Monday, January 07, 2008

A Defensive Strategy for REIT Investors - New York Times 

A Defensive Strategy for REIT Investors - New York Times

REITS did very well this decade, posting impressive gains for investors on a yearly basis. But, 2007 was a different story. The National Association of Real Estate Investment Trusts said property REITs posted negative returns of 15.7 percent, on average.

Analysts warn that investors must now be defensive when investing in REITS.

In choosing the better REIT stocks, Mr. Harris said he looks at a company’s balance sheet, particularly at the level of debt; the quality of its portfolio, especially property location; the dividend history; management experience; and the development pipeline. (In a downturn, the fewer projects in the works, the better.)

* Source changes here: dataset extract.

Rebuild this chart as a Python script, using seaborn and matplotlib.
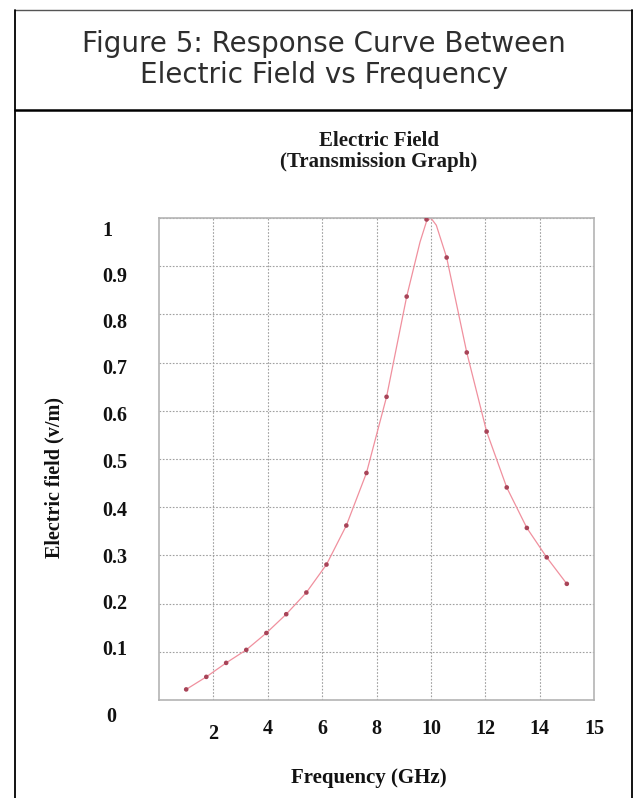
import matplotlib
matplotlib.use("Agg")
import matplotlib.pyplot as plt
import matplotlib.transforms as mtransforms
import seaborn as sns
import pandas as pd
from matplotlib.lines import Line2D

# ---- data ----
freq_points = [1.00, 1.74, 2.47, 3.21, 3.95, 4.68, 5.42, 6.16, 6.89, 7.63,
               8.37, 9.11, 9.84, 10.58, 11.32, 12.05, 12.79, 13.53, 14.26, 15.00]
field_points = [0.022, 0.048, 0.077, 0.104, 0.139, 0.178, 0.223, 0.281, 0.362, 0.471,
                0.629, 0.837, 0.997, 0.918, 0.721, 0.557, 0.441, 0.357, 0.296, 0.241]
# the drawn response curve (sample points plus readings near the apex at 10 GHz)
curve_freq = [1.00, 1.74, 2.47, 3.21, 3.95, 4.68, 5.42, 6.16, 6.89, 7.63,
              8.37, 9.11, 9.60, 9.84, 10.00, 10.20, 10.58, 11.32, 12.05, 12.79,
              13.53, 14.26, 15.00]
curve_field = [0.022, 0.048, 0.077, 0.104, 0.139, 0.178, 0.223, 0.281, 0.362, 0.471,
               0.629, 0.837, 0.950, 0.993, 1.000, 0.985, 0.918, 0.721, 0.557, 0.441,
               0.357, 0.296, 0.241]

x_tick_pos = [2, 4, 6, 8, 10, 12, 14, 16]
x_tick_labels = ["2", "4", "6", "8", "10", "12", "14", "15"]
y_tick_pos = [0, 0.1, 0.2, 0.3, 0.4, 0.5, 0.6, 0.7, 0.8, 0.9, 1.0]
y_tick_labels = ["0", "0.1", "0.2", "0.3", "0.4", "0.5", "0.6", "0.7", "0.8", "0.9", "1"]

header_lines = ["Figure 5: Response Curve Between", "Electric Field vs Frequency"]
subtitle_lines = ["Electric Field", "(Transmission Graph)"]
x_label = "Frequency (GHz)"
y_label = "Electric field (v/m)"

pts = pd.DataFrame({"freq": freq_points, "field": field_points})
curve = pd.DataFrame({"freq": curve_freq, "field": curve_field})

sns.set_style("white")
plt.rcParams["font.family"] = ["DejaVu Sans"]

W, H = 633, 798
fig = plt.figure(figsize=(W / 100, H / 100), dpi=100)
fig.patch.set_facecolor("white")


def fx(px):
    return px / W


def fy(py):
    return 1 - py / H


# outer frame
fig.add_artist(Line2D([fx(15), fx(631.5)], [fy(9.5), fy(9.5)], color="#555555", lw=1.0))
fig.add_artist(Line2D([fx(15), fx(15)], [fy(9.5), 0], color="black", lw=1.3))
fig.add_artist(Line2D([fx(631.5), fx(631.5)], [fy(9.5), 0], color="black", lw=1.3))
fig.add_artist(Line2D([fx(15), fx(631.5)], [fy(110), fy(110)], color="black", lw=1.8))

# header
for i, line in enumerate(header_lines):
    fig.text(fx(324), fy(44 + 31 * i), line, ha="center", va="center",
             fontsize=20, family="DejaVu Sans", fontweight="normal", color="#2e2e2e")

ax = fig.add_axes([fx(159), fy(700), fx(594) - fx(159), fy(218) - fy(700)])

sns.lineplot(data=curve, x="freq", y="field", ax=ax, color="#f0909e", lw=0.9)
sns.scatterplot(data=pts, x="freq", y="field", ax=ax, color="#a84458", s=11,
                edgecolor="none", zorder=3)

ax.set_xlim(0, 16)
ax.set_ylim(0, 1)
ax.set_xticks(x_tick_pos)
ax.set_xticklabels(x_tick_labels)
ax.set_yticks(y_tick_pos)
ax.set_yticklabels(y_tick_labels)

for lab in ax.get_xticklabels() + ax.get_yticklabels():
    lab.set_fontfamily("Liberation Serif")
    lab.set_fontweight("bold")
    lab.set_fontsize(14.5)
    lab.set_color("#111111")
for lab in ax.get_yticklabels():
    lab.set_horizontalalignment("left")

ax.tick_params(axis="x", length=0, pad=14)
ax.tick_params(axis="y", length=0, pad=41)

# small hand-placed offsets of the tick labels as seen in the scan (pixels)
y_label_dx = [4, 0, 0, 0, 0, 0, 0, 0, 0, 0, 0]
y_label_dy = [-14, 4, 2, 0, -1, -1, -3, -4, -6, -8, -11]
for lab, dx, dy in zip(ax.get_yticklabels(), y_label_dx, y_label_dy):
    lab.set_transform(lab.get_transform() +
                      mtransforms.ScaledTranslation(dx / 100, dy / 100, fig.dpi_scale_trans))
x_label_dy = [-5, 0, 0, 0, 0, 0, 0, 0]
for lab, dy in zip(ax.get_xticklabels(), x_label_dy):
    lab.set_transform(lab.get_transform() +
                      mtransforms.ScaledTranslation(0, dy / 100, fig.dpi_scale_trans))

ax.grid(True, color="#a0a0a0", linestyle=(0, (1.5, 1.5)), linewidth=0.8)
for s in ax.spines.values():
    s.set_visible(True)
    s.set_color("#b4b4b4")
    s.set_linewidth(1.2)

ax.set_xlabel("")
ax.set_ylabel("")

for i, line in enumerate(subtitle_lines):
    fig.text(fx(379), fy(140.5 + 21.5 * i), line, ha="center", va="center", fontsize=15,
             family="Liberation Serif", fontweight="bold", color="#1a1a1a")
fig.text(fx(369), fy(778), x_label, ha="center", va="center", fontsize=15,
         family="Liberation Serif", fontweight="bold", color="#111111")
fig.text(fx(54), fy(478), y_label, ha="center", va="center", rotation=90, fontsize=14.5,
         family="Liberation Serif", fontweight="bold", color="#111111")

fig.savefig("out.png", dpi=100, facecolor="white")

Mr. Stewart, meanwhile, has created a ranking of so-called defensive REITs. The list of 61 companies, which initially came out last summer and was recently updated, is based on 10 criteria, including a company’s size, earnings stability and growth and dividend record. It also takes into account the duration of property leases.

Topping the list is the largest REIT by market capitalization — the Simon Property Group, which owns and operates shopping malls throughout the world. Most of the top-ranked REITs are also in the retail sector, including Kimco Realty and Realty Income, which Mr. Stewart recommends.

Entertainment Properties Trust, which owns and develops megaplex theaters and entertainment retail centers nationwide and in Canada, was also ranked highly. The chief executive, David Brain, said he was confident the company would hold up well in a softer economy. For one thing, he said, “our properties are very high revenue producers and also produce a present cash flow level of about two times the rent obligation.”

And, “as the economy gets worse, it gets a little good,” he added, because consumers are likely to be looking for less expensive entertainment options like movies. “If you go to any kind of sporting event or concert, those are $50 to $60 price points easily,” Mr. Brain said. “For a tenth of the cost, you get a very high-quality production.”

Many retail REITs are also well insulated, Mr. Stewart said, because they have both high occupancy rates and long-term leases. “If you look at Realty Income, it has one of the longest lease terms in the universe — 13 years, on average,” he said. (Entertainment Properties has some leases in the 10- to 20-year range as well, according to Mr. Brain.)

“Of course, the downside is you don’t have the same benefit in a rising economy,” Mr. Stewart said.